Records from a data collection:
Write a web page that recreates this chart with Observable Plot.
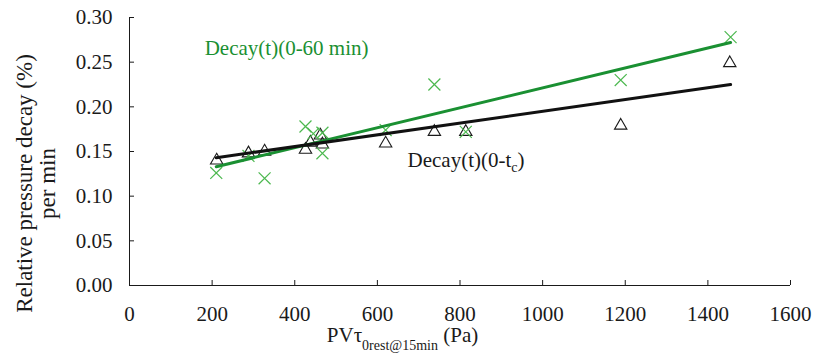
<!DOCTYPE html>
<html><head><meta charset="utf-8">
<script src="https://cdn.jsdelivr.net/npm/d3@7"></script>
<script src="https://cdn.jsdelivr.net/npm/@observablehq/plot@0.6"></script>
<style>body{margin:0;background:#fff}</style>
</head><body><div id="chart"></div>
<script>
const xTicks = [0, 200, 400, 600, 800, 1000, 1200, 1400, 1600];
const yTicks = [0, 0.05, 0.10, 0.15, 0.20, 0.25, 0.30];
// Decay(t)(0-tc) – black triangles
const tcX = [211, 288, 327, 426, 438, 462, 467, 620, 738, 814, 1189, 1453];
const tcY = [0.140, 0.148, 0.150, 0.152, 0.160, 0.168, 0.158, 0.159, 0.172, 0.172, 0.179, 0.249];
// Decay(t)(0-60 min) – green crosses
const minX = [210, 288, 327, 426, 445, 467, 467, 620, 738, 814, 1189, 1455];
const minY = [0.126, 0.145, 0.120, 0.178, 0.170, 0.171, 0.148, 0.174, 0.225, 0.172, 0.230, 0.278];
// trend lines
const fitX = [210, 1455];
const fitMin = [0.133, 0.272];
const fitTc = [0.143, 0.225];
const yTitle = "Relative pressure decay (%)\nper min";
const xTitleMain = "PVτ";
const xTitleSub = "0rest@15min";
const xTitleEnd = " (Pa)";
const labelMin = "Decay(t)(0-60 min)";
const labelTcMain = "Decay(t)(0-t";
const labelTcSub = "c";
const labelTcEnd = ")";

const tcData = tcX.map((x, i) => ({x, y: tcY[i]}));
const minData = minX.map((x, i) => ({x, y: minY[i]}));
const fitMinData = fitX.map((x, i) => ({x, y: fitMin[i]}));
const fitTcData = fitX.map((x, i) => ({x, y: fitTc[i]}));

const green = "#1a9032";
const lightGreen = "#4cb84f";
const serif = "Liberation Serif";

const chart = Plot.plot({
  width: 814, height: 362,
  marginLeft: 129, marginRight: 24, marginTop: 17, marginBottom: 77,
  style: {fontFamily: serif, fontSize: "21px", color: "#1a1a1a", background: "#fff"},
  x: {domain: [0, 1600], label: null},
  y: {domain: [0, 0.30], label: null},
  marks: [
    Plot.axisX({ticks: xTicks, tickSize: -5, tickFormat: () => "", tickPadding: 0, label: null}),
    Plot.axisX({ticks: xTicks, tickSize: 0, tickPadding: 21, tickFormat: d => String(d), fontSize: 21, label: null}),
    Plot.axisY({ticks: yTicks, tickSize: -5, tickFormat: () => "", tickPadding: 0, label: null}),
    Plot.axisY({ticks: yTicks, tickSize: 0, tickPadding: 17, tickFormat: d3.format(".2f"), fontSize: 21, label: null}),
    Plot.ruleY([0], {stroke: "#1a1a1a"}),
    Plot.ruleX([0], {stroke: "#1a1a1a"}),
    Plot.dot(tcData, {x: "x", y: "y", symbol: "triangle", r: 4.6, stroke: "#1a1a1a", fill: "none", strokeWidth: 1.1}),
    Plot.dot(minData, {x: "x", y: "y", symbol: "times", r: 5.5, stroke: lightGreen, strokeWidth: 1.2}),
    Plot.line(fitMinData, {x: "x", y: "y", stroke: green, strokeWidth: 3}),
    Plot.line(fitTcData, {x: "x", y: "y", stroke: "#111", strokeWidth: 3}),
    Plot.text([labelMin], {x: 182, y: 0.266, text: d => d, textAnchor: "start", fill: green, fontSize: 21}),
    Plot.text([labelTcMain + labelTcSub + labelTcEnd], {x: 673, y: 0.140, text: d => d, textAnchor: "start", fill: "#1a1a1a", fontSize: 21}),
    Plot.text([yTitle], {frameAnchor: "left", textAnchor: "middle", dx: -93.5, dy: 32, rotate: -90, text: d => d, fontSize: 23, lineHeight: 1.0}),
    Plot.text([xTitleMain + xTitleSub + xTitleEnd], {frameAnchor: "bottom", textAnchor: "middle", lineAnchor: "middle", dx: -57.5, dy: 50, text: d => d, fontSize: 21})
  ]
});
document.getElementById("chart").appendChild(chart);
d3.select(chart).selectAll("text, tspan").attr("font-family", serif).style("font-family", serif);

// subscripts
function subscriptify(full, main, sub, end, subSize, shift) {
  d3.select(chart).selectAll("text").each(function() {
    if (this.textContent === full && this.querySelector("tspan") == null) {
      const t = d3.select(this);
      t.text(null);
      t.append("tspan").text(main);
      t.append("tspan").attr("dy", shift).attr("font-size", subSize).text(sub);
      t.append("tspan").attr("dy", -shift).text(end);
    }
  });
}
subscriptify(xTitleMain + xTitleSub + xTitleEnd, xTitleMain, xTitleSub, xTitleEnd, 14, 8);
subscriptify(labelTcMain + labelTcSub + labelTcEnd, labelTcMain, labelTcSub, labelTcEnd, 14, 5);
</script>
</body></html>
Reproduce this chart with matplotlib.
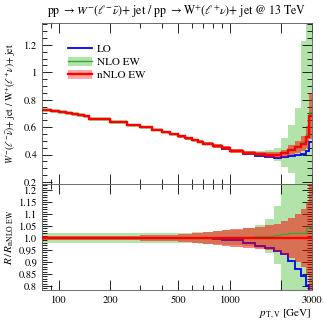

- Task brief
Return every line containing "chart".

- Finished exercise
Write a web page that recreates this chart with Observable Plot.
</head><body><div id="chart"></div>
const chart = Plot.plot({
document.getElementById("chart").appendChild(chart);
d3.select(chart).selectAll("text, tspan").attr("font-family", serif).style("font-family", serif);
  d3.select(chart).selectAll("text").each(function() {
Reproduce this chart with matplotlib.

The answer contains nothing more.